§ **Data section**
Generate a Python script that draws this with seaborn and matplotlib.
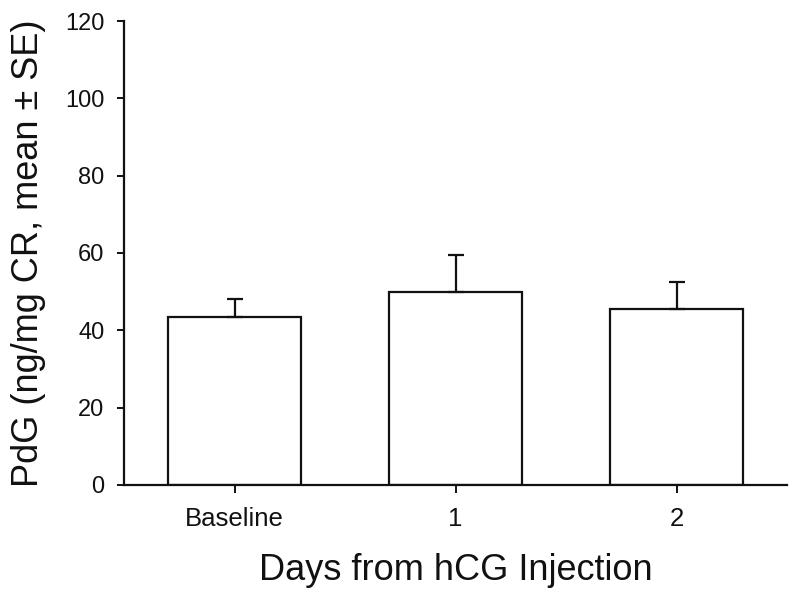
import matplotlib
matplotlib.use("Agg")
import matplotlib.pyplot as plt
import seaborn as sns
import pandas as pd

categories = ["Baseline", "1", "2"]
means = [43.4, 49.9, 45.6]
se = [4.6, 9.5, 6.8]

sns.set_theme(style="ticks")
plt.rcParams["font.family"] = ["Liberation Sans", "DejaVu Sans"]

df = pd.DataFrame({"day": categories, "pdg": means})

fig = plt.figure(figsize=(8, 6.03), dpi=100)
ax = fig.add_axes([0.155, 0.196, 0.829, 0.769])

sns.barplot(data=df, x="day", y="pdg", order=categories, color="white",
            edgecolor="#111111", linewidth=1.6, width=0.6, errorbar=None,
            saturation=1, ax=ax)
ax.errorbar(range(len(categories)), means, yerr=[[0] * len(se), se],
            fmt="none", ecolor="#111111", elinewidth=1.6, capsize=5.5,
            capthick=1.6, zorder=3)

ax.set_xlim(-0.5, 2.5)
ax.set_ylim(0, 120)
ax.set_yticks([0, 20, 40, 60, 80, 100, 120])
for s in ["top", "right"]:
    ax.spines[s].set_visible(False)
for s in ["left", "bottom"]:
    ax.spines[s].set_linewidth(1.6)
    ax.spines[s].set_color("#111111")
ax.tick_params(axis="y", direction="out", length=5, width=1.4, labelsize=17,
               pad=9, colors="#111111")
ax.tick_params(axis="x", direction="out", length=6, width=1.4, labelsize=18.5,
               pad=10, colors="#111111")
ax.set_xlabel("Days from hCG Injection", fontsize=26, labelpad=16, color="#111111")
ax.set_ylabel("PdG (ng/mg CR, mean ± SE)", fontsize=26, labelpad=14, color="#111111")

fig.savefig("out.png", dpi=100, facecolor="white")
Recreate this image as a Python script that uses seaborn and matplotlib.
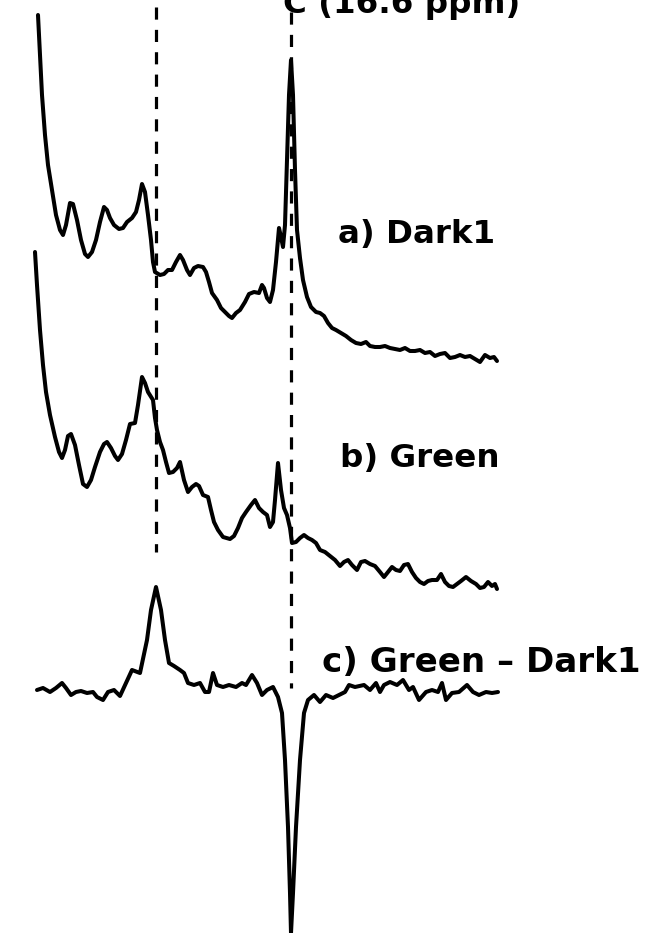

§ **Task to complete**
Quote the preceding records in their entirety, excluding every picture.

§ **In response**
Generate a Python script that draws this with seaborn and matplotlib.
import matplotlib
matplotlib.use("Agg")
import matplotlib.pyplot as plt
import seaborn as sns
import pandas as pd

categories = ["Baseline", "1", "2"]
means = [43.4, 49.9, 45.6]
se = [4.6, 9.5, 6.8]

sns.set_theme(style="ticks")
plt.rcParams["font.family"] = ["Liberation Sans", "DejaVu Sans"]

df = pd.DataFrame({"day": categories, "pdg": means})

fig = plt.figure(figsize=(8, 6.03), dpi=100)
ax = fig.add_axes([0.155, 0.196, 0.829, 0.769])

sns.barplot(data=df, x="day", y="pdg", order=categories, color="white",
            edgecolor="#111111", linewidth=1.6, width=0.6, errorbar=None,
            saturation=1, ax=ax)
ax.errorbar(range(len(categories)), means, yerr=[[0] * len(se), se],
            fmt="none", ecolor="#111111", elinewidth=1.6, capsize=5.5,
            capthick=1.6, zorder=3)

ax.set_xlim(-0.5, 2.5)
ax.set_ylim(0, 120)
ax.set_yticks([0, 20, 40, 60, 80, 100, 120])
for s in ["top", "right"]:
    ax.spines[s].set_visible(False)
for s in ["left", "bottom"]:
    ax.spines[s].set_linewidth(1.6)
    ax.spines[s].set_color("#111111")
ax.tick_params(axis="y", direction="out", length=5, width=1.4, labelsize=17,
               pad=9, colors="#111111")
ax.tick_params(axis="x", direction="out", length=6, width=1.4, labelsize=18.5,
               pad=10, colors="#111111")
ax.set_xlabel("Days from hCG Injection", fontsize=26, labelpad=16, color="#111111")
ax.set_ylabel("PdG (ng/mg CR, mean ± SE)", fontsize=26, labelpad=14, color="#111111")

fig.savefig("out.png", dpi=100, facecolor="white")
Recreate this image as a Python script that uses seaborn and matplotlib.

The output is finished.